Once upon a time, a successful programmatic media-buying platform went to sleep…and when it woke up, it was an AI-driven predictive marketing solution!
Well, life isn’t quite like that of course, but Eric Duerr’s reaction when I told him I saw signs of Rocket Fuel rebranding itself was: “It’s great if you’re seeing that. That’s my job.”
Not that the Redwood City, CA-based vendor isn’t comfortable in its own skin. It’s repeatedly been ranked as one of North America’s fastest growing tech companies, and it serves major brands, from Denny’s to Toshiba. Rocket Fuel still does a lot of business, Duerr says, with traditional insertion orders, ensuring brands hit campaign objectives by helping them execute media buys in the fast-moving, large-scale programmatic space.
“We’re leading companies beyond the traditional programmatic space,” Duerr emphasizes. The high profile 2014 acquisition of the x+1 DMP, and it’s integration with the Rocket Fuel platform at server level, created “whole new capabilities,” Duerr says. Some buyers wanted to keep data management and media-buying separate, Duerr says, “but we saw the way the world was going.” Namely, “activating data in real-time” — which calls for seamless collaboration between the data layer and Rocket Fuel’s higher level solutions.

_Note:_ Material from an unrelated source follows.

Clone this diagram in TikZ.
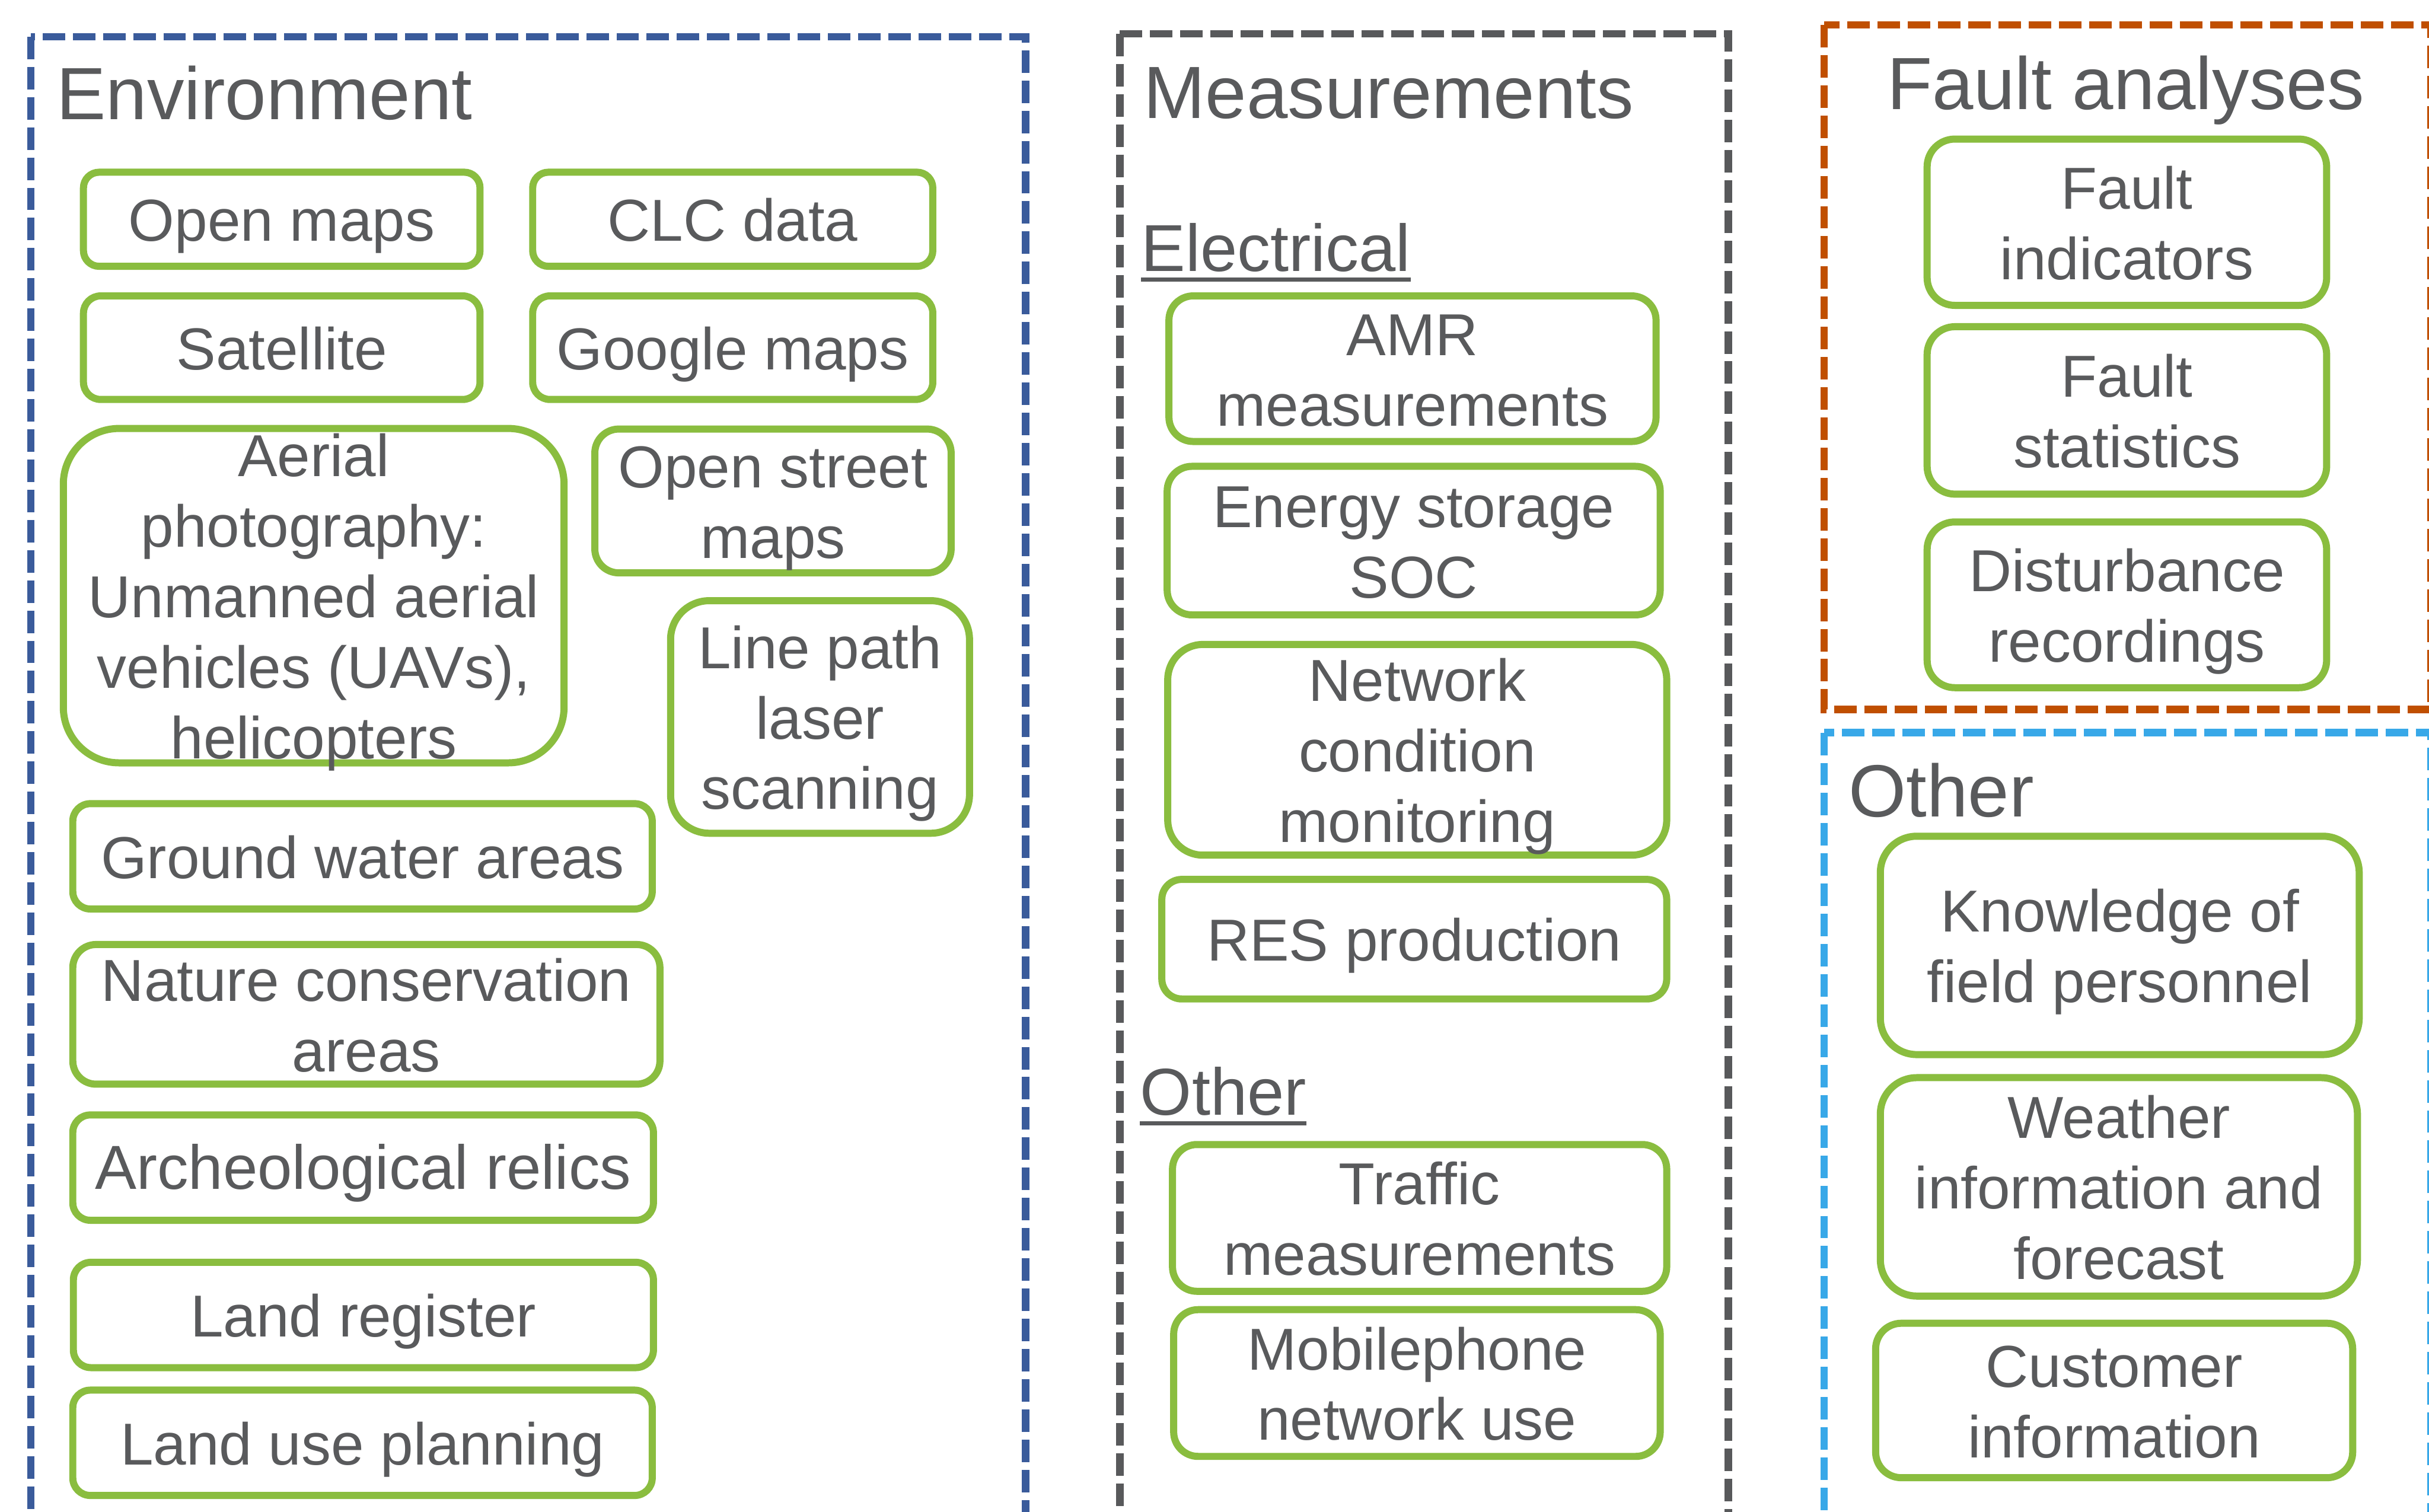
\documentclass[tikz,border=0pt]{standalone}
\usepackage{fontspec}
\setmainfont{Liberation Sans}
\definecolor{textgray}{RGB}{89,90,92}
\definecolor{boxgreen}{RGB}{138,189,63}
\definecolor{envblue}{RGB}{58,91,155}
\definecolor{measgray}{RGB}{88,89,91}
\definecolor{faultorange}{RGB}{192,79,0}
\definecolor{otherblue}{RGB}{56,168,232}
\newcommand{\bstrut}{\vrule height 0.95cm depth 0.21cm width 0pt}
\newcommand{\ibox}[6]{%
  \pgfmathsetmacro{\myw}{(#4-#2)*0.01}%
  \pgfmathsetmacro{\myh}{(#5-#3)*0.01}%
  \pgfmathsetmacro{\myr}{min(\myw,\myh)/6}%
  \node[gbox, minimum width=\myw cm, minimum height=\myh cm, rounded corners=\myr cm] (#1) at ({(#2+#4)/2},{(#3+#5)/2}) {};
  \node[btext] (#1-t) at (#1.center) {\bstrut #6\bstrut};
}
\tikzset{
  gbox/.style={draw=boxgreen, line width=0.12cm, inner sep=0pt, outer sep=0pt, fill=white},
  btext/.style={text=textgray, align=center, inner sep=0pt, font=\fontsize{28.45}{33.86}\selectfont},
  ttl/.style={text=textgray, inner sep=0pt, anchor=base west, font=\fontsize{35.57}{42}\selectfont},
  subttl/.style={text=textgray, inner sep=0pt, anchor=base west, font=\fontsize{31.87}{38}\selectfont},
  frame/.style={line width=0.125cm, dash pattern=on 0.38cm off 0.13cm},
  uline/.style={draw=textgray, line width=0.07cm},
}
\begin{document}
\begin{tikzpicture}[x=0.01cm, y=-0.01cm]
\useasboundingbox (0,0) rectangle (4104,2554);
\fill[white] (0,0) rectangle (4104,2554);

% frames
\draw[frame, envblue] (52,62) rectangle (1733,2620);
\draw[frame, measgray] (1892,57) rectangle (2920,2620);
\draw[frame, faultorange] (3082,42) rectangle (4107,1199);
\draw[frame, otherblue] (3082,1238) rectangle (4107,2620);

% titles
\node[ttl] (t-env) at (95,202) {Environment};
\node[ttl] (t-meas) at (1932,200) {Measurements};
\node[ttl] (t-fault) at (3188,185) {Fault analyses};
\node[ttl] (t-other) at (3123,1380) {Other};
\node[subttl] (s-elec) at (1928,458) {Electrical};
\node[subttl] (s-other) at (1926,1884) {Other};
\draw[uline] ([yshift=-0.14cm]s-elec.base west) -- ([yshift=-0.14cm]s-elec.base east);
\draw[uline] ([yshift=-0.14cm]s-other.base west) -- ([yshift=-0.14cm]s-other.base east);

% Environment
\ibox{openmaps}{141}{291}{811}{450}{Open maps}
\ibox{clc}{900}{291}{1576}{450}{CLC data}
\ibox{satellite}{141}{500}{811}{675}{Satellite}
\ibox{google}{900}{500}{1576}{675}{Google maps}
\ibox{aerial}{107}{724}{953}{1289}{Aerial\\photography:\\Unmanned aerial\\vehicles (UAVs),\\helicopters}
\ibox{osm}{1005}{725}{1607}{968}{Open street\\maps}
\ibox{laser}{1133}{1015}{1638}{1408}{Line path\\laser\\scanning}
\ibox{ground}{123}{1358}{1102}{1536}{Ground water areas}
\ibox{nature}{123}{1596}{1115}{1832}{Nature conservation\\areas}
\ibox{arch}{123}{1884}{1104}{2062}{\fontsize{29.9}{35.6}\selectfont Archeological relics}
\ibox{landreg}{124}{2133}{1104}{2311}{Land register}
\ibox{landuse}{123}{2349}{1102}{2527}{Land use planning}

% Measurements
\ibox{amr}{1975}{500}{2798}{746}{AMR\\measurements}
\ibox{energy}{1972}{788}{2805}{1039}{Energy storage\\SOC}
\ibox{network}{1973}{1089}{2816}{1445}{Network\\condition\\monitoring}
\ibox{res}{1963}{1486}{2816}{1688}{RES production}
\ibox{traffic}{1981}{1934}{2816}{2182}{Traffic\\measurements}
\ibox{mobile}{1983}{2213}{2805}{2461}{Mobilephone\\network use}

% Fault analyses
\ibox{findic}{3256}{235}{3931}{516}{Fault\\indicators}
\ibox{fstat}{3256}{552}{3931}{835}{Fault\\statistics}
\ibox{dist}{3256}{882}{3931}{1162}{Disturbance\\recordings}

% Other
\ibox{know}{3177}{1413}{3986}{1782}{Knowledge of\\field personnel}
\ibox{weather}{3177}{1821}{3983}{2190}{Weather\\information and\\forecast}
\ibox{cust}{3169}{2236}{3975}{2497}{Customer\\information}
\end{tikzpicture}
\end{document}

On the one hand, brands doing what Duerr calls “interesting stuff” are buying into integrated suites of tools; he mentions IBM, SAP, and Adobe. On the other hand, single-point solutions — he calls them the “ankle-biters” of the space — are faster and more innovative. Open APIs, which make the larger marketing suites accessible to third-party solutions, are game changers.
“We don’t think of ourselves as a platform company,” Duerr says, acknowledging that Rocket Fuel does use the “platform” term. “We have data, and data storage, but we don’t have a developer community building Rocket Fuel apps.” What Rocket Fuel does enable, for example, is a brand using Adobe to integrate Rocket Fuel’s AI and predictive capabilities with Adobe’s core services.
There are two ways to use data, Duerr says: for storage or for access. A traditional CRM stores data. Rocket Fuel’s mission is to activate data to inform real-time decisioning. As a use case, he offers a Rocket Fuel integration with another, more generalized AI solution. “[That] AI, and ours, are connecting, and looking at every web experience.” Wait: Double the AI? “Theirs is general purpose AI,” he says, “ours is really good at a few things.”
In terms of web experience, the parner AI ingests the make-up of a page, including content and sentiment — “the page experience” — as well as ad placement data. Rocket Fuel brings the “ad experience.” Mining some 200 terabytes of data every data, Rocket Fuel, scores every single media-buy bid, based on contextual data (from time of day to weather) and a “holistic version of you.” The direct integration of data with programmatic buying allows Rocket Fuel to score “that moment.” Essentially, it’s predictive modeling of whether an ad will be effective.
Sometimes the score will be low — there’s a realization that the ad will be ill-timed or annoying for the recipient. Sometimes, “Hey! There’s receptivity here,” Duerr explains.
Interestingly, the gradient for success in any individual campaign is slow. The Rocket Fuel solution starts out with many low bids across the board. The feedback loop helps the AI understand what works and what doesn’t — “This is marketing that learns,” Duerr says. With time, and especially with large volumes of data, “the learning curve is awesome. The more data you have, the better it will get.”
Anticipating the consumer
There’s more to do, Duerr admits, like connecting probabilistic data (for example, from social media) with existing, rich, but primarily first-party, data sets. But it’s the future. “We get used to intelligent service,” he explains. “Anticipatory experiences are setting the bar.” If machine learning algorithms can do so much to steer us comfortably through our connected daily lives, they should be able to predict what we need to hear from brands, and where and when we need to hear it.
Being able to anticipate the moment and deliver the right message addresses, Duerr says, “a real pain that marketers are feeling.”